(Stated task) Reproduce nothing but the lines from the start of the material through the line that includes "salcininku, taurages, plunges, kedainiu]", both ends included, and omit every picture.
----------
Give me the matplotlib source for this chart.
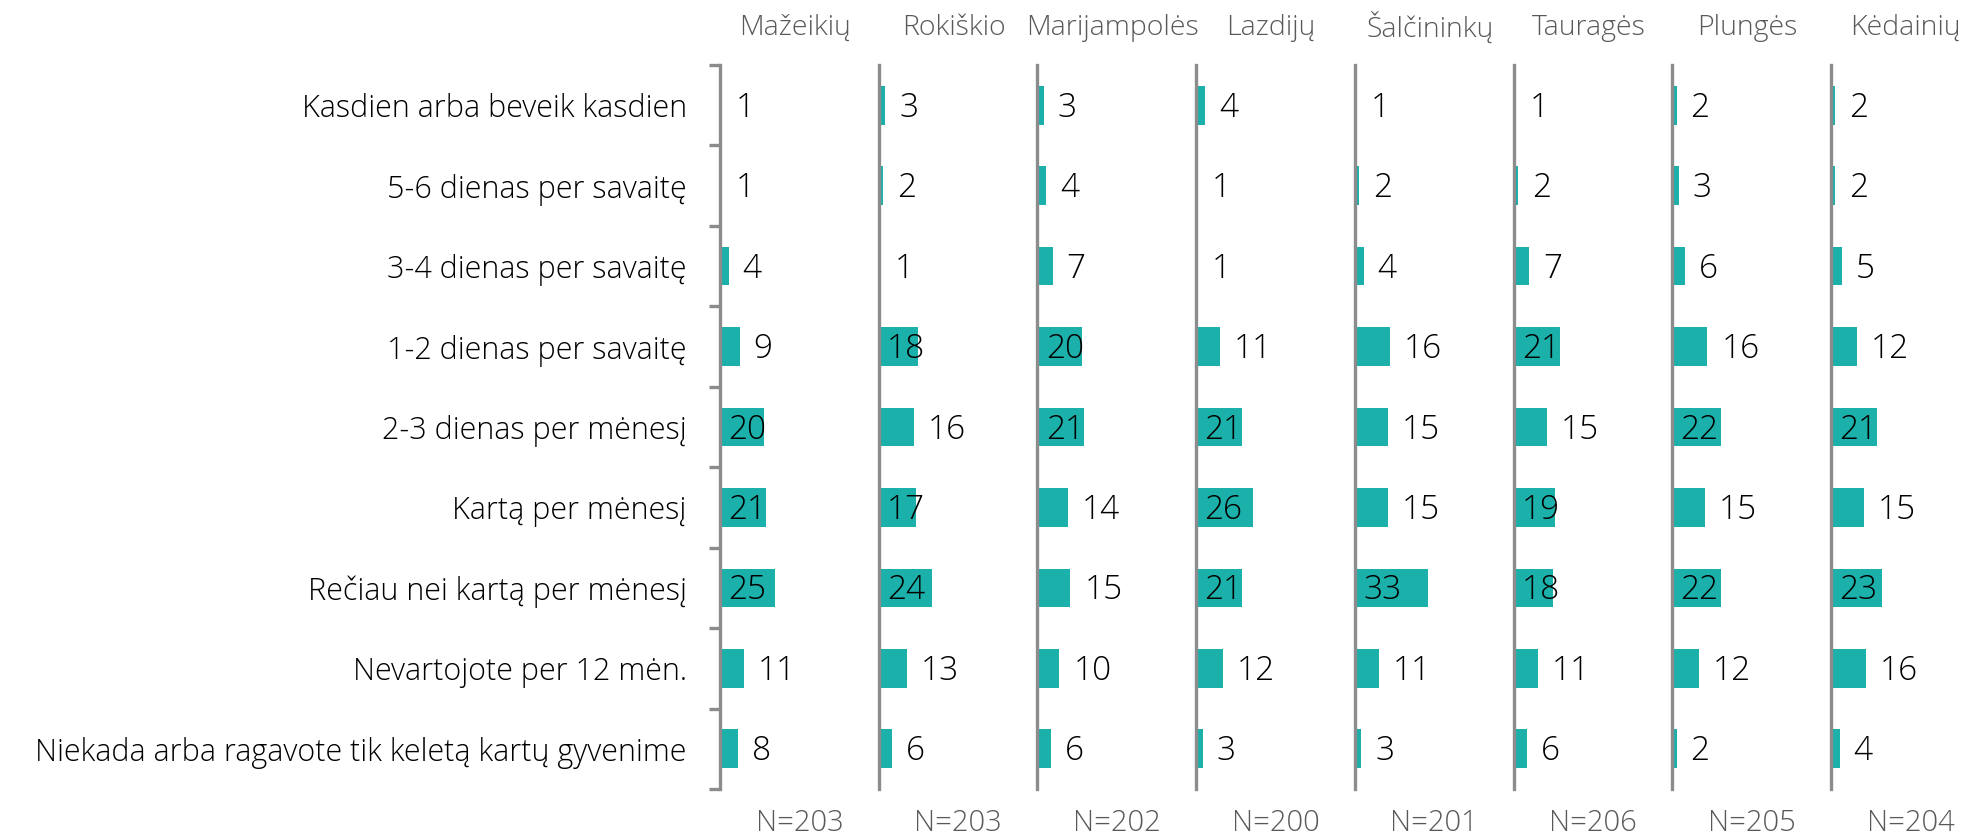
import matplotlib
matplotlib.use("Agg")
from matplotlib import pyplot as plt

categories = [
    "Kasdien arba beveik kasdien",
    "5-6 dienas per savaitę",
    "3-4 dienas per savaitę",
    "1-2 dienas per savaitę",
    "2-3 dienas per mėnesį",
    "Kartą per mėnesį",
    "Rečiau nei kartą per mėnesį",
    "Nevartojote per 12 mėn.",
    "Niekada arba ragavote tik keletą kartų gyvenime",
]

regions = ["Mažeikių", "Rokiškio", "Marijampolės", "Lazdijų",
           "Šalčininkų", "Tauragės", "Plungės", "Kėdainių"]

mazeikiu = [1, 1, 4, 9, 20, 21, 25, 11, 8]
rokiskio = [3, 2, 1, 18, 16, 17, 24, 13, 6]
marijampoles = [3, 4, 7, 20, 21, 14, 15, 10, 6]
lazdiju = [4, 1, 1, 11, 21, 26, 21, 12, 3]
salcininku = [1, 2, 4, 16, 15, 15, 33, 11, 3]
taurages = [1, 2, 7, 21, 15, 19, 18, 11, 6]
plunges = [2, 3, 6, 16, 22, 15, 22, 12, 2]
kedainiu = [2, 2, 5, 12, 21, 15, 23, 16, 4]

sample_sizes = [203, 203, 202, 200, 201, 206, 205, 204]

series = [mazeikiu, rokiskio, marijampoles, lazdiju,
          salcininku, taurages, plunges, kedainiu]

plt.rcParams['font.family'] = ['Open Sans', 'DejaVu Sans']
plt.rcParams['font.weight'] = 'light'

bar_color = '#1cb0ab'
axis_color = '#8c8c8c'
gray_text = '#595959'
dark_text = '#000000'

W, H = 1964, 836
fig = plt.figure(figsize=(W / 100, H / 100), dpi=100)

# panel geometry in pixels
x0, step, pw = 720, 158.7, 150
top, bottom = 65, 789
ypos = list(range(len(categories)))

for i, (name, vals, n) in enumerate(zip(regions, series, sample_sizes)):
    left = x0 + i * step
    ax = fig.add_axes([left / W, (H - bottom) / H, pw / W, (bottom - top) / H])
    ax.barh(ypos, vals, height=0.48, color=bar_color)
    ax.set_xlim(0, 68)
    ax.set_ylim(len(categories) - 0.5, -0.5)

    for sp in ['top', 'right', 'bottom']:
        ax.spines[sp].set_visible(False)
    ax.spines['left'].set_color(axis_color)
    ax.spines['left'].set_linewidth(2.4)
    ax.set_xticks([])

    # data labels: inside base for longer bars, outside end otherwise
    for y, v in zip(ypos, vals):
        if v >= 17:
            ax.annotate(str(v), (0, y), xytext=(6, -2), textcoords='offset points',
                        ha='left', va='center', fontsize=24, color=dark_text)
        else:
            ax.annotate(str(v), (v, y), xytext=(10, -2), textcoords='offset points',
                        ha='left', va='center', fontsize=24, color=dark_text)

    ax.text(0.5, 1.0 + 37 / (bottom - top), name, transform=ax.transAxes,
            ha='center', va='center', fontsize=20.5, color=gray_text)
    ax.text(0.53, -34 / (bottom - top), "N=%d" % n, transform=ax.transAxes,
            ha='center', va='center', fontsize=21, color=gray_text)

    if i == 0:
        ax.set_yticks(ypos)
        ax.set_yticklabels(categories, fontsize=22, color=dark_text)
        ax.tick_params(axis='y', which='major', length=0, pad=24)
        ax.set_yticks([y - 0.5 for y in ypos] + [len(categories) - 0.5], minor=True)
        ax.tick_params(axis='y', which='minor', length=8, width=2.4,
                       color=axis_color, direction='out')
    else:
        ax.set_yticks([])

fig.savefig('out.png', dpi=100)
----------
(Answer)
Give me the matplotlib source for this chart.
import matplotlib
matplotlib.use("Agg")
from matplotlib import pyplot as plt

categories = [
    "Kasdien arba beveik kasdien",
    "5-6 dienas per savaitę",
    "3-4 dienas per savaitę",
    "1-2 dienas per savaitę",
    "2-3 dienas per mėnesį",
    "Kartą per mėnesį",
    "Rečiau nei kartą per mėnesį",
    "Nevartojote per 12 mėn.",
    "Niekada arba ragavote tik keletą kartų gyvenime",
]

regions = ["Mažeikių", "Rokiškio", "Marijampolės", "Lazdijų",
           "Šalčininkų", "Tauragės", "Plungės", "Kėdainių"]

mazeikiu = [1, 1, 4, 9, 20, 21, 25, 11, 8]
rokiskio = [3, 2, 1, 18, 16, 17, 24, 13, 6]
marijampoles = [3, 4, 7, 20, 21, 14, 15, 10, 6]
lazdiju = [4, 1, 1, 11, 21, 26, 21, 12, 3]
salcininku = [1, 2, 4, 16, 15, 15, 33, 11, 3]
taurages = [1, 2, 7, 21, 15, 19, 18, 11, 6]
plunges = [2, 3, 6, 16, 22, 15, 22, 12, 2]
kedainiu = [2, 2, 5, 12, 21, 15, 23, 16, 4]

sample_sizes = [203, 203, 202, 200, 201, 206, 205, 204]

series = [mazeikiu, rokiskio, marijampoles, lazdiju,
          salcininku, taurages, plunges, kedainiu]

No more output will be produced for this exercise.